UW-Madison: Morgridge, UW scientists explore national security implications of gene editing
CONTACT: Dietram Scheufele, email@example.com; Pilar Ossorio, firstname.lastname@example.org; Dominique Brossard, email@example.com
MADISON - A trio of scientists from the University of Wisconsin-Madison and the Morgridge Institute for Research participated in an international think tank this month on the intersection of genome editing technology and national security.
The Oct. 11-13 conference in Hanover, Germany - the International Workshop Assessing the Security Implications of Genome Editing Technology - assembled a global group of bioethics and government experts to address security questions on gene editing as they relate to human health, agriculture and the potential to genetically alter species. Experts from the United States and across Europe, China and India explored ideas for harmonizing gene editing policies across national borders.
"The promise of this technology is tremendous, as are the potential pitfalls," says Dietram Scheufele, professor of life sciences communication, Morgridge affiliate and conference co-organizer. "But genome editing is here to stay, not just in medicine, but also in countless applications in agriculture and food systems. The question is how to responsibly roll out various applications in a way that does not unnecessarily slow down innovation."

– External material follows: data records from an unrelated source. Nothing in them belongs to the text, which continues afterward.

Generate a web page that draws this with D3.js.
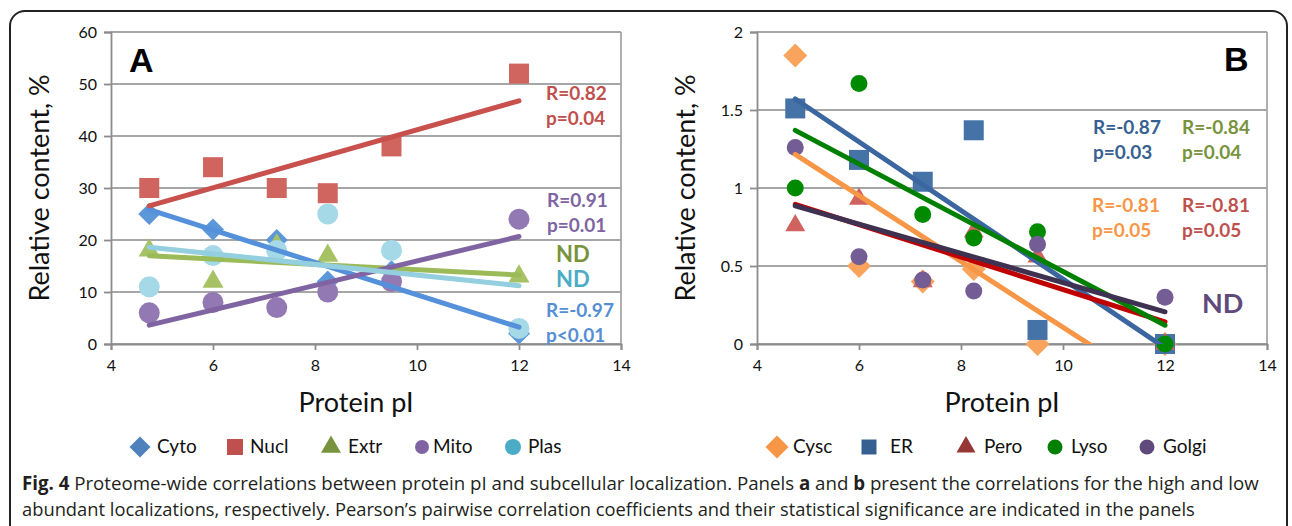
<!DOCTYPE html>
<html><head><meta charset="utf-8">
<script src="https://cdn.jsdelivr.net/npm/d3@7"></script>
<style>body{margin:0;background:#fff} svg{display:block} text{font-family:Lato,"Open Sans",sans-serif}</style>
</head><body><svg id="c" width="1292" height="526"></svg>
<script>
// ---------- data ----------
const pI = [4.75, 6, 7.25, 8.25, 9.5, 12];
const xTicks = [4, 6, 8, 10, 12, 14];
// Panel A (high abundant)
const seriesA = ["Cyto", "Nucl", "Extr", "Mito", "Plas"];
const cyto = [25, 22, 20, 12, 14, 2];
const nucl = [30, 34, 30, 29, 38, 52];
const extr = [18, 12, 19, 17, 13, 13];
const mito = [6, 8, 7, 10, 12, 24];
const plas = [11, 17, 18, 25, 18, 3];
const yTicksA = [0, 10, 20, 30, 40, 50, 60];
// Panel B (low abundant)
const seriesB = ["Cysc", "ER", "Pero", "Lyso", "Golgi"];
const cysc = [1.85, 0.5, 0.4, 0.48, 0, 0];
const er = [1.51, 1.18, 1.04, 1.37, 0.09, 0];
const pero = [0.76, 0.93, 0.4, 0.72, 0.56, 0];
const lyso = [1.0, 1.67, 0.83, 0.68, 0.72, 0];
const golgi = [1.26, 0.56, 0.41, 0.34, 0.64, 0.3];
const yTicksB = [0, 0.5, 1, 1.5, 2];
// annotations
const statsA = [["R=0.82", "p=0.04"], ["R=0.91", "p=0.01"], ["ND"], ["ND"], ["R=-0.97", "p<0.01"]];
const statsB = [["R=-0.87", "p=0.03"], ["R=-0.84", "p=0.04"], ["R=-0.81", "p=0.05"], ["R=-0.81", "p=0.05"], ["ND"]];
const captionLines = [
  [["Fig. 4", true], [" Proteome-wide correlations between protein pI and subcellular localization. Panels ", false], ["a", true], [" and ", false], ["b", true], [" present the correlations for the high and low", false]],
  [["abundant localizations, respectively. Pearson\u2019s pairwise correlation coefficients and their statistical significance are indicated in the panels", false]]
];

// ---------- styles ----------
const stylesA = [
  {v: cyto, shape: "diamond", mark: "#5b97d9", line: "#5590da", leg: "#4f81bd", size: 22},
  {v: nucl, shape: "square", mark: "#d0645e", line: "#c8514d", leg: "#c0504d", size: 20},
  {v: extr, shape: "triangle", mark: "#a6c264", line: "#9bbb59", leg: "#77933c", size: 21},
  {v: mito, shape: "circle", mark: "#9279b3", line: "#8064a2", leg: "#8064a2", size: 21},
  {v: plas, shape: "circle", mark: "#a5d9e7", line: "#93cfdf", leg: "#4bacc6", size: 21}
];
const stylesB = [
  {v: cysc, shape: "diamond", mark: "#f9a45c", line: "#f79646", leg: "#f79646", size: 24},
  {v: er, shape: "square", mark: "#4573a7", line: "#3b66a0", leg: "#376092", size: 20},
  {v: pero, shape: "triangle", mark: "#d0625f", line: "#c00000", leg: "#953735", size: 20},
  {v: lyso, shape: "circle", mark: "#008a00", line: "#008000", leg: "#008000", size: 17},
  {v: golgi, shape: "circle", mark: "#745c94", line: "#3f3151", leg: "#604a7b", size: 17}
];

const svg = d3.select("#c");
svg.append("rect").attr("x", 10).attr("y", 11).attr("width", 1277).attr("height", 600)
  .attr("rx", 15).attr("fill", "none").attr("stroke", "#222").attr("stroke-width", 2);

function symPath(shape, w) {
  if (shape === "diamond") return d3.symbol(d3.symbolSquare, (w / Math.SQRT2) ** 2)();
  if (shape === "square") return d3.symbol(d3.symbolSquare, w * w)();
  if (shape === "triangle") return d3.symbol(d3.symbolTriangle, Math.sqrt(3) / 4 * w * w)();
  return d3.symbol(d3.symbolCircle, Math.PI * (w / 2) ** 2)();
}
function fit(xs, ys) {
  const mx = d3.mean(xs), my = d3.mean(ys);
  const sxy = d3.sum(xs, (x, i) => (x - mx) * (ys[i] - my));
  const sxx = d3.sum(xs, x => (x - mx) ** 2);
  const b = sxy / sxx;
  return x => my + b * (x - mx);
}

function panel(id, x0, yMax, yTicks, styles, fmt) {
  const x = d3.scaleLinear([4, 14], [x0, x0 + 510]);
  const y = d3.scaleLinear([0, yMax], [344, 32]);
  const g = svg.append("g");
  g.append("clipPath").attr("id", "clip" + id).append("rect")
    .attr("x", x(4)).attr("y", y(yMax)).attr("width", x(14) - x(4)).attr("height", y(0) - y(yMax));
  // grid
  g.selectAll(".grid").data(yTicks).join("line")
    .attr("x1", x(4)).attr("x2", x(14)).attr("y1", d => y(d)).attr("y2", d => y(d))
    .attr("stroke", "#a6a6a6").attr("stroke-width", 1.8);
  g.append("line").attr("x1", x(14)).attr("x2", x(14)).attr("y1", y(yMax)).attr("y2", y(0))
    .attr("stroke", "#a6a6a6").attr("stroke-width", 1.8);
  // axes
  const ya = g.append("g").attr("transform", `translate(${x(4)},0)`)
    .call(d3.axisLeft(y).tickValues(yTicks).tickSize(7).tickPadding(7).tickFormat(fmt));
  const xa = g.append("g").attr("transform", `translate(0,${y(0)})`)
    .call(d3.axisBottom(x).tickValues(xTicks).tickSize(6).tickPadding(10).tickFormat(d3.format("d")));
  [ya, xa].forEach(a => {
    a.selectAll("path,line").attr("stroke", "#8c8c8c").attr("stroke-width", 1.8);
    a.selectAll("text").attr("font-size", 16).attr("fill", "#111").style("font-family", "Lato");
  });
  // markers
  styles.forEach(s => {
    g.append("g").selectAll("path").data(s.v).join("path")
      .attr("d", symPath(s.shape, s.size))
      .attr("transform", (d, i) => `translate(${x(pI[i])},${y(d)})` + (s.shape === "diamond" ? " rotate(45)" : ""))
      .attr("fill", s.mark);
  });
  // trend lines
  const lg = g.append("g").attr("clip-path", `url(#clip${id})`);
  styles.forEach(s => {
    const f = fit(pI, s.v);
    const ends = d3.extent(pI);
    lg.append("path").datum(ends)
      .attr("d", d3.line().x(d => x(d)).y(d => y(f(d))))
      .attr("stroke", s.line).attr("stroke-width", 5).attr("stroke-linecap", "round").attr("fill", "none");
  });
  // titles
  g.append("text").attr("transform", `translate(${x0 - 62},188) rotate(-90)`).attr("text-anchor", "middle")
    .attr("font-size", 27).attr("fill", "#111").text("Relative content, %");
  g.append("text").attr("x", x(4) + 245).attr("y", 412).attr("text-anchor", "middle")
    .attr("font-size", 27).attr("fill", "#111").text("Protein pI");
  return {x, y, g};
}

const A = panel("A", 111, 60, yTicksA, stylesA, d3.format("d"));
const B = panel("B", 757, 2, yTicksB, stylesB, d => String(d));

// panel letters
svg.append("text").attr("x", 129).attr("y", 72).attr("font-size", 34).attr("font-weight", 900)
  .style("font-family", "Liberation Sans").text("A");
svg.append("text").attr("x", 1224).attr("y", 71).attr("font-size", 34).attr("font-weight", 900)
  .style("font-family", "Liberation Sans").text("B");

// annotations
function ann(lines, xp, yp, color, size) {
  const t = svg.append("text").attr("x", xp).attr("y", yp).attr("font-size", size)
    .attr("font-weight", 700).attr("fill", color);
  lines.forEach((l, i) => t.append("tspan").attr("x", xp).attr("dy", i ? 25 : 0).text(l));
}
ann(statsA[0], 546, 100, "#c0504d", 19);
ann(statsA[1], 547, 207, "#8064a2", 19);
ann(statsA[2], 556, 262, "#77933c", 22);
ann(statsA[3], 556, 287, "#4bacc6", 22);
ann(statsA[4], 546, 317, "#558ed5", 19);
ann(statsB[0], 1093, 134, "#376092", 19);
ann(statsB[1], 1182, 134, "#77933c", 19);
ann(statsB[2], 1092, 212, "#f79646", 19);
ann(statsB[3], 1182, 212, "#c0504d", 19);
ann(statsB[4], 1202, 313, "#604a7b", 27);

// legends
function legend(names, styles, marks, texts, sizes) {
  names.forEach((n, i) => {
    const s = styles[i];
    svg.append("path").attr("d", symPath(s.shape, sizes[i]))
      .attr("transform", `translate(${marks[i]},447)` + (s.shape === "diamond" ? " rotate(45)" : ""))
      .attr("fill", s.leg);
    svg.append("text").attr("x", texts[i]).attr("y", 453).attr("font-size", 19).attr("fill", "#111").text(n);
  });
}
legend(seriesA, stylesA, [140, 235, 331, 422, 513], [157, 250, 348, 433, 528], [21, 16, 20, 14, 16]);
legend(seriesB, stylesB, [777, 869, 966, 1055, 1147], [793, 890, 984, 1071, 1163], [23, 15, 19, 15, 15]);

// caption: natural text, then horizontally scaled to the reference line width
const capY = [490, 516], capW = [1238, 1174];
captionLines.forEach((line, li) => {
  const t = svg.append("text").attr("x", 0).attr("y", 0).attr("font-size", 19)
    .attr("fill", "#231f20").style("font-family", "'Open Sans'");
  line.forEach(([s, b]) => t.append("tspan").attr("font-weight", b ? 700 : 400).text(s));
  const w = t.node().getComputedTextLength();
  t.attr("transform", `translate(22,${capY[li]}) scale(${capW[li] / w},1)`);
});
</script></body></html>
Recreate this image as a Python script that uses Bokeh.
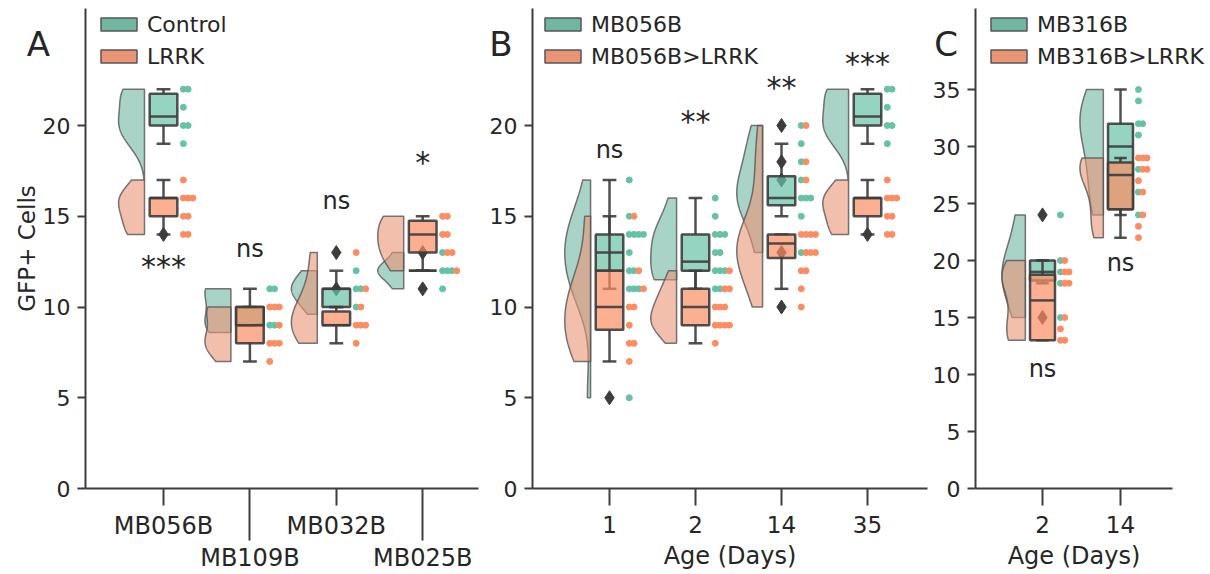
import numpy as np
from collections import Counter
from bokeh.plotting import figure
from bokeh.layouts import row
from bokeh.models import (FixedTicker, Range1d, Legend, LegendItem, ColumnDataSource,
                          LinearAxis, Label)
from bokeh.core.properties import value
from bokeh.embed import file_html
from bokeh.resources import INLINE

FONT = "DejaVu Sans"
GREEN, ORANGE = "#66c2a5", "#fc8d62"
GREEN_D, ORANGE_D = "#71b6a1", "#e99575"
DARK = "#3d3d3d"
TXT = "#262626"

# ---------------- Panel A ----------------
A_groups = ["MB056B", "MB109B", "MB032B", "MB025B"]
A_ctrl_pts = [[22, 22, 21, 20, 20, 19], [11, 11, 9, 9], [12, 11, 11, 10], [13, 12, 12, 12, 11]]
A_lrrk_pts = [[17, 16, 16, 16, 15, 15, 14, 14], [10, 10, 10, 9, 8, 8, 8, 7],
              [13, 11, 10, 9, 9, 9, 8], [15, 15, 14, 14, 13, 13, 12]]
# box stats: q1, median, q3, whisker low, whisker high
A_ctrl_box = [[20, 20.5, 21.75, 19, 22], [9, 9, 10, 9, 11], [10, 11, 11, 10, 12], [12, 12, 12, 12, 12]]
A_lrrk_box = [[15, 16, 16, 14, 17], [8, 9, 10, 7, 10], [9, 9, 9.75, 8, 10], [13, 14, 14.75, 12, 15]]
A_ctrl_out = [[], [], [], [13, 11]]
A_lrrk_out = [[14], [], [11, 13], []]
A_ctrl_vio = [[17, 22], [8.6, 11], [9.6, 12], [11, 13]]
A_lrrk_vio = [[14, 17], [7, 10], [8, 13], [12, 15]]
A_sig = ["***", "ns", "ns", "*"]
A_sig_y = [12.24, 13.17, 15.82, 17.94]
A_legend = ["Control", "LRRK"]

# ---------------- Panel B ----------------
B_groups = ["1", "2", "14", "35"]
B_ctrl_pts = [[17, 15, 14, 14, 14, 14, 13, 12, 12, 11, 11, 11, 5],
              [16, 15, 14, 14, 14, 13, 13, 12, 12, 12, 11, 11],
              [20, 19, 18, 17, 16, 16, 16, 15, 13],
              [22, 22, 21, 20, 20, 19]]
B_lrrk_pts = [[15, 12, 11, 10, 10, 9, 8, 8, 7],
              [12, 11, 11, 10, 10, 10, 9, 9, 9, 9, 8],
              [20, 18, 17, 14, 14, 14, 14, 13, 13, 13, 12, 12, 11, 10],
              [17, 16, 16, 16, 15, 15, 14, 14]]
B_ctrl_box = [[12, 13, 14, 11, 17], [12, 12.5, 14, 11, 16], [15.6, 16, 17.2, 15, 19], [20, 20.5, 21.75, 19, 22]]
B_lrrk_box = [[8.75, 10, 12, 7, 15], [9, 10, 11, 8, 12], [12.7, 13.5, 14, 11, 14], [15, 16, 16, 14, 17]]
B_ctrl_out = [[5], [], [13], []]
B_lrrk_out = [[], [], [17, 18, 20, 10], [14]]
B_ctrl_vio = [[5, 17], [11.5, 16], [13, 20], [17, 22]]
B_lrrk_vio = [[7, 15], [8, 12], [10, 20], [14, 17]]
B_sig = ["ns", "**", "**", "***"]
B_sig_y = [18.63, 20.22, 22.09, 23.39]
B_legend = ["MB056B", "MB056B>LRRK"]

# ---------------- Panel C ----------------
C_groups = ["2", "14"]
C_ctrl_pts = [[24, 20, 19, 18, 15], [35, 34, 32, 32, 31, 28, 26, 24]]
C_lrrk_pts = [[20, 19, 19, 18, 18, 15, 14, 13, 13], [29, 29, 29, 28, 28, 27, 26, 24, 23, 22]]
C_ctrl_box = [[18.25, 19, 20, 18, 20], [24.5, 30, 32, 24, 35]]
C_lrrk_box = [[13, 16.5, 18.75, 13, 20], [24.5, 27.5, 28.6, 22, 29]]
C_ctrl_out = [[24, 15], []]
C_lrrk_out = [[], []]
C_ctrl_vio = [[15, 24], [24, 35]]
C_lrrk_vio = [[13, 20], [22, 29]]
C_sig = ["ns", "ns"]
C_sig_y = [10.44, 19.78]
C_legend = ["MB316B", "MB316B>LRRK"]


def violin(c, pts, lo, hi, edge_off=-0.22, maxw=0.30):
    pts = np.asarray(pts, float)
    n = len(pts)
    bw = pts.std(ddof=1) * n ** (-0.2)
    ys = np.linspace(lo, hi, 150)
    dens = np.exp(-0.5 * ((ys[:, None] - pts[None, :]) / bw) ** 2).sum(axis=1)
    w = dens / dens.max() * maxw
    edge = c + edge_off
    xs = np.concatenate([[edge], edge - w, [edge]])
    yy = np.concatenate([[lo], ys, [hi]])
    return list(xs), list(yy)


def style_axis(ax):
    ax.axis_line_color = DARK
    ax.axis_line_width = 2
    ax.major_tick_line_color = DARK
    ax.major_tick_line_width = 2
    ax.major_tick_in = 0
    ax.minor_tick_line_color = None
    ax.major_label_text_font = FONT
    ax.major_label_text_color = TXT
    ax.axis_label_text_font = FONT
    ax.axis_label_text_color = TXT
    ax.axis_label_text_font_style = "normal"


def panel(groups, ctrl_pts, lrrk_pts, ctrl_box, lrrk_box, ctrl_out, lrrk_out,
          ctrl_vio, lrrk_vio, sig, sig_y, legend_labels, letter, letter_xy,
          width, xr, yr, x_bounds, y_bounds, yticks, xtick_font, legend_x,
          xlabel=None, ylabel=None, staggered=False):
    # the frame fills the whole figure; axes are pinned at fixed data locations
    p = figure(width=width, height=574, x_range=Range1d(*xr), y_range=Range1d(*yr),
               output_backend="svg", toolbar_location=None, min_border=0)
    p.outline_line_color = None
    p.xgrid.visible = False
    p.ygrid.visible = False
    n = len(groups)
    idx = list(range(n))
    series = [(ctrl_pts, ctrl_box, ctrl_out, ctrl_vio, GREEN, GREEN_D),
              (lrrk_pts, lrrk_box, lrrk_out, lrrk_vio, ORANGE, ORANGE_D)]

    # half violins
    for pts_l, box_l, out_l, vio_l, col, cold in series:
        xs_all, ys_all = [], []
        for i in idx:
            xs, ys = violin(i, pts_l[i], vio_l[i][0], vio_l[i][1])
            xs_all.append(xs)
            ys_all.append(ys)
        p.patches(xs_all, ys_all, fill_color=cold, fill_alpha=0.6,
                  line_color="#555555", line_width=1.5, line_alpha=0.8)

    # outliers
    ox, oy = [], []
    for pts_l, box_l, out_l, vio_l, col, cold in series:
        for i in idx:
            for v in out_l[i]:
                ox.append(i)
                oy.append(v)
    p.scatter(ox, oy, marker="diamond", size=14, fill_color=DARK, line_color=DARK)

    # boxes
    hb, hc = 0.16, 0.08
    for pts_l, box_l, out_l, vio_l, col, cold in series:
        q1 = [b[0] for b in box_l]
        md = [b[1] for b in box_l]
        q3 = [b[2] for b in box_l]
        wl = [b[3] for b in box_l]
        wh = [b[4] for b in box_l]
        left = [i - hb for i in idx]
        right = [i + hb for i in idx]
        kw = dict(line_color=DARK, line_width=2.5, line_alpha=0.9)
        p.segment(x0=idx, y0=q3, x1=idx, y1=wh, **kw)
        p.segment(x0=idx, y0=q1, x1=idx, y1=wl, **kw)
        p.segment(x0=[i - hc for i in idx], y0=wh, x1=[i + hc for i in idx], y1=wh, **kw)
        p.segment(x0=[i - hc for i in idx], y0=wl, x1=[i + hc for i in idx], y1=wl, **kw)
        p.quad(left=left, right=right, bottom=q1, top=q3, fill_color=col, fill_alpha=0.7, **kw)
        p.segment(x0=left, y0=md, x1=right, y1=md, **kw)

    # strip points
    for i in idx:
        used = Counter()
        for pts_l, box_l, out_l, vio_l, col, cold in series:
            xs, ys = [], []
            for v in pts_l[i]:
                k = used[v]
                used[v] += 1
                xs.append(i + 0.23 + 0.055 * k)
                ys.append(v)
            p.scatter(xs, ys, size=6, fill_color=col, line_color=col)

    # significance labels
    fs = ["30px" if "*" in s else "24px" for s in sig]
    src = ColumnDataSource(dict(x=idx, y=sig_y, t=sig, fs=fs))
    p.text(x="x", y="y", text="t", source=src, text_font_size="fs", text_align="center",
           text_baseline="alphabetic", text_font=value(FONT), text_color=TXT)

    # legend (patch swatches)
    items = []
    for lab, cold in zip(legend_labels, [GREEN_D, ORANGE_D]):
        sw = ColumnDataSource(dict(a=[np.nan], b=[np.nan]))
        r = p.quad(left="a", right="a", bottom="b", top="b", source=sw,
                   fill_color=cold, line_color="#555555", line_width=1.5)
        items.append(LegendItem(label=lab, renderers=[r]))
    leg = Legend(items=items, location=(legend_x, 505), glyph_width=45, glyph_height=16,
                 label_text_font_size="22px", label_text_font=FONT, label_text_color=TXT,
                 label_standoff=6, label_height=26, spacing=6, padding=0, margin=0,
                 border_line_color=None, background_fill_alpha=0)
    p.add_layout(leg)

    # panel letter
    p.add_layout(Label(x=letter_xy[0], y=letter_xy[1], text=letter, text_font_size="34px",
                       text_font=FONT, text_align="center", text_baseline="alphabetic",
                       text_color=TXT))

    # y axis
    ya = p.yaxis[0]
    style_axis(ya)
    ya.fixed_location = x_bounds[0]
    ya.bounds = y_bounds
    ya.ticker = FixedTicker(ticks=yticks, minor_ticks=[])
    ya.major_tick_out = 8
    ya.major_label_standoff = 7
    ya.major_label_text_font_size = "22px"
    if ylabel:
        ya.axis_label = ylabel
        ya.axis_label_text_font_size = "23px"
        ya.axis_label_standoff = 0

    # x axis
    xa = p.xaxis[0]
    style_axis(xa)
    xa.fixed_location = 0
    xa.bounds = x_bounds
    xa.major_tick_out = 17
    xa.major_label_text_font_size = xtick_font
    if staggered:
        xa.ticker = FixedTicker(ticks=idx[0::2], minor_ticks=[])
        xa.major_label_overrides = {i: groups[i] for i in idx[0::2]}
        xa.major_label_standoff = 6
        xb = LinearAxis(fixed_location=0, ticker=FixedTicker(ticks=idx[1::2], minor_ticks=[]),
                        major_label_overrides={i: groups[i] for i in idx[1::2]})
        style_axis(xb)
        xb.axis_line_color = None
        xb.major_tick_out = 52
        xb.major_label_standoff = 3
        xb.major_label_text_font_size = xtick_font
        p.add_layout(xb, "below")
    else:
        xa.ticker = FixedTicker(ticks=idx, minor_ticks=[])
        xa.major_label_overrides = {i: g for i, g in enumerate(groups)}
        xa.major_label_standoff = 10
    if xlabel:
        xa.axis_label = xlabel
        xa.axis_label_text_font_size = "24px"
        xa.axis_label_standoff = 6
    return p


# pixel geometry of each panel: A/B 18.15 px per y unit, C 11.4 px per y unit
pA = panel(A_groups, A_ctrl_pts, A_lrrk_pts, A_ctrl_box, A_lrrk_box, A_ctrl_out, A_lrrk_out,
           A_ctrl_vio, A_lrrk_vio, A_sig, A_sig_y, A_legend, "A", (-1.447, 24.47),
           484, (-163 / 86.4, (484 - 163) / 86.4), (-86 / 18.15, 488 / 18.15),
           (-78 / 86.4, 315 / 86.4), (0, 480 / 18.15), [0, 5, 10, 15, 20], "24px", 96,
           ylabel="GFP+ Cells", staggered=True)
pB = panel(B_groups, B_ctrl_pts, B_lrrk_pts, B_ctrl_box, B_lrrk_box, B_ctrl_out, B_lrrk_out,
           B_ctrl_vio, B_lrrk_vio, B_sig, B_sig_y, B_legend, "B", (-1.262, 24.47),
           447, (-125 / 86, 322 / 86), (-86 / 18.15, 488 / 18.15),
           (-77 / 86, 318 / 86), (0, 480 / 18.15), [0, 5, 10, 15, 20], "23px", 56,
           xlabel="Age (Days)")
pC = panel(C_groups, C_ctrl_pts, C_lrrk_pts, C_ctrl_box, C_lrrk_box, C_ctrl_out, C_lrrk_out,
           C_ctrl_vio, C_lrrk_vio, C_sig, C_sig_y, C_legend, "C", (-1.237, 38.95),
           275, (-111 / 78, 164 / 78), (-86 / 11.4, 488 / 11.4),
           (-67 / 78, 130 / 78), (0, 480 / 11.4), [0, 5, 10, 15, 20, 25, 30, 35], "23px", 55,
           xlabel="Age (Days)")

layout = row(pA, pB, pC)
open("out.html", "w").write(file_html(layout, INLINE))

The ability to quickly and precisely edit genomes, through new technologies such as CRISPR Cas9, is only a few years old but the technology is moving at remarkable speeds with applications arising in human therapeutics. A number of new clinical trials aim to take cells from a patient, such as blood cells or immune cells, edit them and transfer them back with new power to undermine diseases like cancer or sickle cell anemia.
Scheufele says the rapid development of CRISPR has also fueled speculation about potential military or other more nefarious applications. This includes using CRISPR to produce viruses that can be inhaled to create genetic mutations associated with lung cancer.
"When assessing the security implications of genome editing, it will be particularly important to include the voices of all stakeholders," says Dominique Brossard, professor of life sciences communication and Morgridge affiliate. "Risk is not only a technical concept that scientific experts can quantify."